Lately, the world has been producing many different stories of smart vs. powerful for me.
- There was the GME stock fiasco. Retail investors saw a smart opportunity, but powerful hedge funds shut it down.
- I’m reading a book about history of humanity, and the apex predators prior to humans didn’t always have the smartest standing at the top.
- And then I’ve seen debates about whether artificial intelligence will ever be smarter than a person, or simply more powerful. For a wild example, being able to trigger all the nuclear weapons at once doesn’t take as much intelligence as a single person, but it’s more power than a person has.
This has made me reflect on my own thoughts on the subject throughout my life. People always told me I could do anything because I was smart when I was a kid. I believed them. Without any other life experience, what else could I believe?
For me, power has always felt like a dirty word. I don’t particularly want to have power over anyone, but the reality is being smart is a step to having the power to make a change. A smart economist could see the possibilities for policies that would raise the standard of living. Does he have the power to make those changes?

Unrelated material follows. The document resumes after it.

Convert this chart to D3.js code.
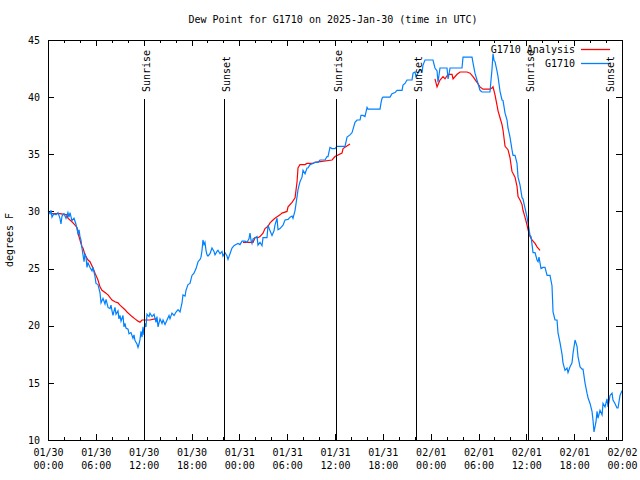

What does that economist need?
Power. Not the rule the world with violence sort of power, but the most basic kind, public support. So, what are skills needed to acquire this?
- Promoting your ideas through education in order to create the support you need.
- Having a large network of people that can connect you to the right rooms to be in.
- Being able to articulate your thoughts to groups with different backgrounds.
Keep in mind when I say “power” it doesn’t have to be at the world-changing level. It doesn’t have to be self-driving cars or climate change technology. It could be the power to change software for an industry that employs 1,000 people. Or it could be smaller than that. Being smart is something, but it’s not everything. Don’t forget to focus on the other aspects needed to make a positive change in the world.